> _SET EXERCISE_:
Scan the data below and pick out the lines containing the word "this".
— Start of EXCERPTED DATA —
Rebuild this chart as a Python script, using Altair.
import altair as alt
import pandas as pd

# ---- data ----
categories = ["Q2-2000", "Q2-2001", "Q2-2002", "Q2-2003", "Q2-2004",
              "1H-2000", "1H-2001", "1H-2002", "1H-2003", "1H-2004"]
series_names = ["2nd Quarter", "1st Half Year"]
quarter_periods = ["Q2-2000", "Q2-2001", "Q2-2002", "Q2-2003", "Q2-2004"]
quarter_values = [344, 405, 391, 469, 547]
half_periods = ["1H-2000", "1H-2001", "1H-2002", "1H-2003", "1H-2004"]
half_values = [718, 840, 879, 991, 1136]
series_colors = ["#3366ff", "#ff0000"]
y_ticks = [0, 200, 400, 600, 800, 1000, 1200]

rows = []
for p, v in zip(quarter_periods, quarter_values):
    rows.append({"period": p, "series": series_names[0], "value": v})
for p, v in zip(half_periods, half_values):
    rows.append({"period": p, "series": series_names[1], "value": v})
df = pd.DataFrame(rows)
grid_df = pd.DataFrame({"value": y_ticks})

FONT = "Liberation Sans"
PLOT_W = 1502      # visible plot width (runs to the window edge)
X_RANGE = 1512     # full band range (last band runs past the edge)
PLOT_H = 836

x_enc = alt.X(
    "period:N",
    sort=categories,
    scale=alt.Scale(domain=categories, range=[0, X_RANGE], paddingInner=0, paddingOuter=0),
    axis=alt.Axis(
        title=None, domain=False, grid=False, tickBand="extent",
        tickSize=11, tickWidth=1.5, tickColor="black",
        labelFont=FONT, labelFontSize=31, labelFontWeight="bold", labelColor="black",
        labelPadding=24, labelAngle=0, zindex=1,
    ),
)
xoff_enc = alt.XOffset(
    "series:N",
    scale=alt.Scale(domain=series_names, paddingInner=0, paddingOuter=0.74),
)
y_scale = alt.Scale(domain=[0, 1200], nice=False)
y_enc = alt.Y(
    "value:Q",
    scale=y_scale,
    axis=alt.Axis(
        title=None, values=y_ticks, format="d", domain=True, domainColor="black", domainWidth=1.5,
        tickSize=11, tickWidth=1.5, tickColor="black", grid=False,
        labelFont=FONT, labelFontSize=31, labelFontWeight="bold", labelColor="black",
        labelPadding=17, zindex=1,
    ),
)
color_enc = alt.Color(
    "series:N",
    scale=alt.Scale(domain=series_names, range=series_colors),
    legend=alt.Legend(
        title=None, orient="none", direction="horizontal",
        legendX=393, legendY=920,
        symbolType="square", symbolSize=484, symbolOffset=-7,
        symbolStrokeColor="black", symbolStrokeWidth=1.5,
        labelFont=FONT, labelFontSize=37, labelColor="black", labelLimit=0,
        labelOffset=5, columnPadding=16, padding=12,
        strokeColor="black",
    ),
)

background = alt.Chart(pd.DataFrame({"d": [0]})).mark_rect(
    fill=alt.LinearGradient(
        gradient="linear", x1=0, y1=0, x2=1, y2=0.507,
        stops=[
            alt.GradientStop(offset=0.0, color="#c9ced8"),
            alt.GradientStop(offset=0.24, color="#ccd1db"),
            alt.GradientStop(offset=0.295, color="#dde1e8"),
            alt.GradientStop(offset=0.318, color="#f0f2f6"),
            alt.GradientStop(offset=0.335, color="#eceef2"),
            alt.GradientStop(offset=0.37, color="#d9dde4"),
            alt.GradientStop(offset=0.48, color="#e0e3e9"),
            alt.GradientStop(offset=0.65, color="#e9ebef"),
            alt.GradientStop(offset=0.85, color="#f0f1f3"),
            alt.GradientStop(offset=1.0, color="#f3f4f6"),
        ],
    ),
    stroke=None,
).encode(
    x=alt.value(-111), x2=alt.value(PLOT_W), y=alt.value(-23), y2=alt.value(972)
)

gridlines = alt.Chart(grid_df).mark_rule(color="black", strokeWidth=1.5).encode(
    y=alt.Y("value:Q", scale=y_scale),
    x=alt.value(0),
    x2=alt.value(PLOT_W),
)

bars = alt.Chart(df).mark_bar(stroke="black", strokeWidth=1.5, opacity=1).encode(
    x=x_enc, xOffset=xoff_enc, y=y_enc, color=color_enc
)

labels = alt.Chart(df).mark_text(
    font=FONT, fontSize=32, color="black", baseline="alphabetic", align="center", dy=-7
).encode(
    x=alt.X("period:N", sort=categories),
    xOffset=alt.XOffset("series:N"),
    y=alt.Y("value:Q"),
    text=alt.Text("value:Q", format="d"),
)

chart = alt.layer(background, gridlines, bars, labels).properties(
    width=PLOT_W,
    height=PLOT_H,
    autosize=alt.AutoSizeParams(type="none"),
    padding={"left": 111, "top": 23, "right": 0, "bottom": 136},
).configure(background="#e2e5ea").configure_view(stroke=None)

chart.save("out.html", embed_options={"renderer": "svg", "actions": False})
— End of EXCERPTED DATA —
— Start of EXCERPTED DATA —
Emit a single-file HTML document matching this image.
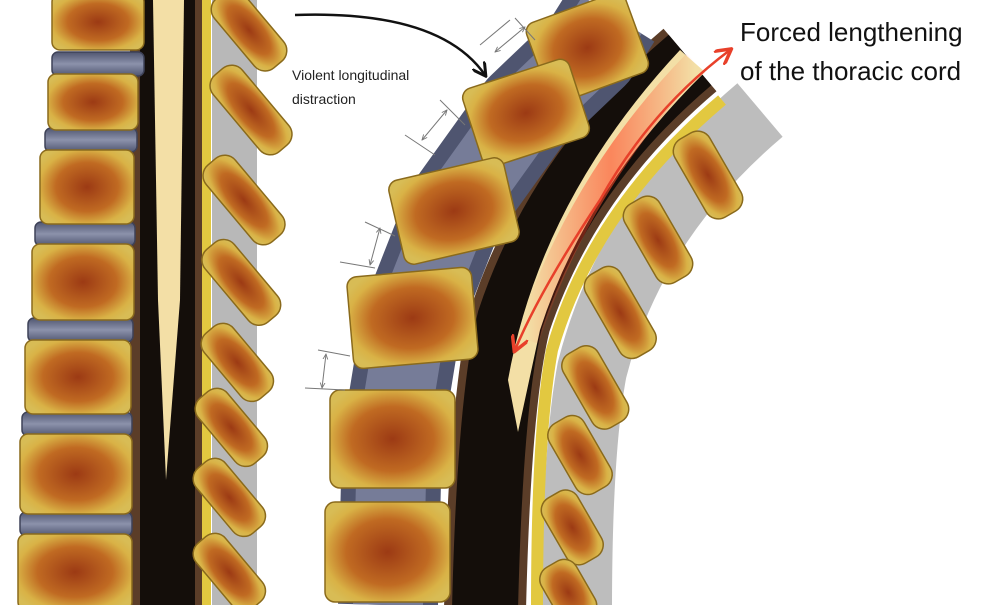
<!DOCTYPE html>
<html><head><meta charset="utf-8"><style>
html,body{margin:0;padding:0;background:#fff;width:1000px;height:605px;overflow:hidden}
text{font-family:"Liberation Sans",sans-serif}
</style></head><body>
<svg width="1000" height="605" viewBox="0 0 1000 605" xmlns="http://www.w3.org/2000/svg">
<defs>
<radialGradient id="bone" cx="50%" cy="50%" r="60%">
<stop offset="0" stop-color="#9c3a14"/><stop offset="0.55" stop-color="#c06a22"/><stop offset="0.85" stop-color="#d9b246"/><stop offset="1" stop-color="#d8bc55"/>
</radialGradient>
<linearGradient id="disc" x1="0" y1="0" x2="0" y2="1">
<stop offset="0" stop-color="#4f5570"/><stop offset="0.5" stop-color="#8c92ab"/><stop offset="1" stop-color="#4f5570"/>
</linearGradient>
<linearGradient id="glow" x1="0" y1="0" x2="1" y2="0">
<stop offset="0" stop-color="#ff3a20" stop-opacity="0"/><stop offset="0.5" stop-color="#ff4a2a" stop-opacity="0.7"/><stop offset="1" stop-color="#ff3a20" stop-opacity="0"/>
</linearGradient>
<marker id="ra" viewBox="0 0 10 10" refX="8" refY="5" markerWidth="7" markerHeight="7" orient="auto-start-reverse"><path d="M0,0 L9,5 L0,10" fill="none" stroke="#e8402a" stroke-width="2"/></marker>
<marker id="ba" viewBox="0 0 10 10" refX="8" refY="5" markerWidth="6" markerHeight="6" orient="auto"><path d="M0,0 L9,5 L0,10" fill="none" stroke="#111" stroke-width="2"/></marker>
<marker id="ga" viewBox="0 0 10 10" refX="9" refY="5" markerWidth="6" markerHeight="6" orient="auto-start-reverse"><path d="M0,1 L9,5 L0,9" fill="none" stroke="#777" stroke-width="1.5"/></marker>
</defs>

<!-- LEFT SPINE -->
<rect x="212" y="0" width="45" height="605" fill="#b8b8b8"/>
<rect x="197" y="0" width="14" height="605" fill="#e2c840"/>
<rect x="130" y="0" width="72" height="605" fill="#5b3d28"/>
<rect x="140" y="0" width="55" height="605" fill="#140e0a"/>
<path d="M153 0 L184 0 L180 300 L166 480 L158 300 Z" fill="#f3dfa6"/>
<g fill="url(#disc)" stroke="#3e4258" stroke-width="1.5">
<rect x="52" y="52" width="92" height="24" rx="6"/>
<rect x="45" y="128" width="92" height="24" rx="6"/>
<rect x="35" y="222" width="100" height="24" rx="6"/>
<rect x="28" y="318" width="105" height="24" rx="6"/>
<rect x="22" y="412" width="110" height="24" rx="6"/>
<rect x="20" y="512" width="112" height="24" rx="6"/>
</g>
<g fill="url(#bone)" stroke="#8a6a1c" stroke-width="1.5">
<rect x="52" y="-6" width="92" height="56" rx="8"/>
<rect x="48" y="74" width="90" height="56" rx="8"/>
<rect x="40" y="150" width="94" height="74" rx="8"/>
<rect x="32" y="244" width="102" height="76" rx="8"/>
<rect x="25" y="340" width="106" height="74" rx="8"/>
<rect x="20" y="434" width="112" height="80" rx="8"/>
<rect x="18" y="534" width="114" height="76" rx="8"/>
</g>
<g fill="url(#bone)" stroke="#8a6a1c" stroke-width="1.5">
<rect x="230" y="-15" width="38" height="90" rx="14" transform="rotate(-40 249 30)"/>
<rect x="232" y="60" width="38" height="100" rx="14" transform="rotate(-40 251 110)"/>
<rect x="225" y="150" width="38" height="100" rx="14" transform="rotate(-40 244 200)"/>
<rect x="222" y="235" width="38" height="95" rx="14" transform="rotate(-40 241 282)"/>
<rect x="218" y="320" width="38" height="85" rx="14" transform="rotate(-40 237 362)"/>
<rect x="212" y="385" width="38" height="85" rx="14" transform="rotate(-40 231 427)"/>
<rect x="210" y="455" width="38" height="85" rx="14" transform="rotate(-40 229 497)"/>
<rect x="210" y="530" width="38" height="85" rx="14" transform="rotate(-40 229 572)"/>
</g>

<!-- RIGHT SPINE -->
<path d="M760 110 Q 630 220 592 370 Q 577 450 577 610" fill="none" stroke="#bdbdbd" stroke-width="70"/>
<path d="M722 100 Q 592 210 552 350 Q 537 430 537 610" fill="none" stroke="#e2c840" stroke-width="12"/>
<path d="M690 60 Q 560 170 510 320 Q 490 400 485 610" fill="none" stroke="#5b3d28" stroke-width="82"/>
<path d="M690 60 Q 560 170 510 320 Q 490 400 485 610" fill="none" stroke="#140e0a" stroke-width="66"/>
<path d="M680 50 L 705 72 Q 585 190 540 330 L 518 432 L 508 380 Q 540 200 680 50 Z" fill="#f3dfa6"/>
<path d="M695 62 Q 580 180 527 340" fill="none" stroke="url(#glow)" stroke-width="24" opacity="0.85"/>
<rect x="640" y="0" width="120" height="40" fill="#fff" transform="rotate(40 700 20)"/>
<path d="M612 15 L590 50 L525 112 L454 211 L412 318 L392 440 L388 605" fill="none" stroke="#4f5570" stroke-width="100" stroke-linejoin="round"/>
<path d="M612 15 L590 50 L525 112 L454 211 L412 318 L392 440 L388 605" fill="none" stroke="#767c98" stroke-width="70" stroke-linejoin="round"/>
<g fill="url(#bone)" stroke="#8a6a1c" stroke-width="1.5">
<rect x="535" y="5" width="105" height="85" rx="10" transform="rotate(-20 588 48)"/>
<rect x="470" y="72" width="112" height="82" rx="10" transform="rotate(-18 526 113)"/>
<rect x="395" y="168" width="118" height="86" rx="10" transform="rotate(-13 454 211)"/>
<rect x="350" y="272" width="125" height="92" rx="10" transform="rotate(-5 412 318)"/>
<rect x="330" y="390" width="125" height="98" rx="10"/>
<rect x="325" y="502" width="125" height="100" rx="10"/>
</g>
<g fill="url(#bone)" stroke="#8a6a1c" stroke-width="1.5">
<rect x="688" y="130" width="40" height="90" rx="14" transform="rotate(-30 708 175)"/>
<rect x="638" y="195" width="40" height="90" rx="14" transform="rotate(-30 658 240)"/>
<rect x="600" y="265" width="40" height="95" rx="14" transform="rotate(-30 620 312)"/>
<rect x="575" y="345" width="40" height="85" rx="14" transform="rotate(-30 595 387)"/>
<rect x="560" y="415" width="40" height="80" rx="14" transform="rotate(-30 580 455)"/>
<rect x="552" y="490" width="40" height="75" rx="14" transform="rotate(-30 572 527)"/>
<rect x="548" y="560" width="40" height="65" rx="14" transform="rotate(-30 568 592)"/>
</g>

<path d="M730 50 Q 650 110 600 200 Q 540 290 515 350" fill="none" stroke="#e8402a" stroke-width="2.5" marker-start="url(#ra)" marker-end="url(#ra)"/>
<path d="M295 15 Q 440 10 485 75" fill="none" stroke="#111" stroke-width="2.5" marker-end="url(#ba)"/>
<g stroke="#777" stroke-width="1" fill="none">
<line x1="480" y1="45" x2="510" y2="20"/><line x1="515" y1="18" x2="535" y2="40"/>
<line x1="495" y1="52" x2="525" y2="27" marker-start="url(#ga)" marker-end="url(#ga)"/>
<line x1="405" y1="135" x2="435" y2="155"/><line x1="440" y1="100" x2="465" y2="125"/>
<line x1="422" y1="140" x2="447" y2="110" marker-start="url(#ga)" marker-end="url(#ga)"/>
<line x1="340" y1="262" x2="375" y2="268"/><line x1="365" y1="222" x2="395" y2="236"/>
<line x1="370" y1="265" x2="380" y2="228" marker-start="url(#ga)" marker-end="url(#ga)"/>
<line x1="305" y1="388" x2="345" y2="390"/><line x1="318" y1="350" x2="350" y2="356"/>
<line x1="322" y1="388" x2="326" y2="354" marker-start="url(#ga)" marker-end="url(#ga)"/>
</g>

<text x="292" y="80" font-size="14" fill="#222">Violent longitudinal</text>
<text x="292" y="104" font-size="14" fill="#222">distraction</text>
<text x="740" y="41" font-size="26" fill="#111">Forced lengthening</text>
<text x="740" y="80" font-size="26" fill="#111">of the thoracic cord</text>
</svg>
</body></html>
— End of EXCERPTED DATA —
> _FULL RESPONSE_:
Rebuild this chart as a Python script, using Altair.
Emit a single-file HTML document matching this image.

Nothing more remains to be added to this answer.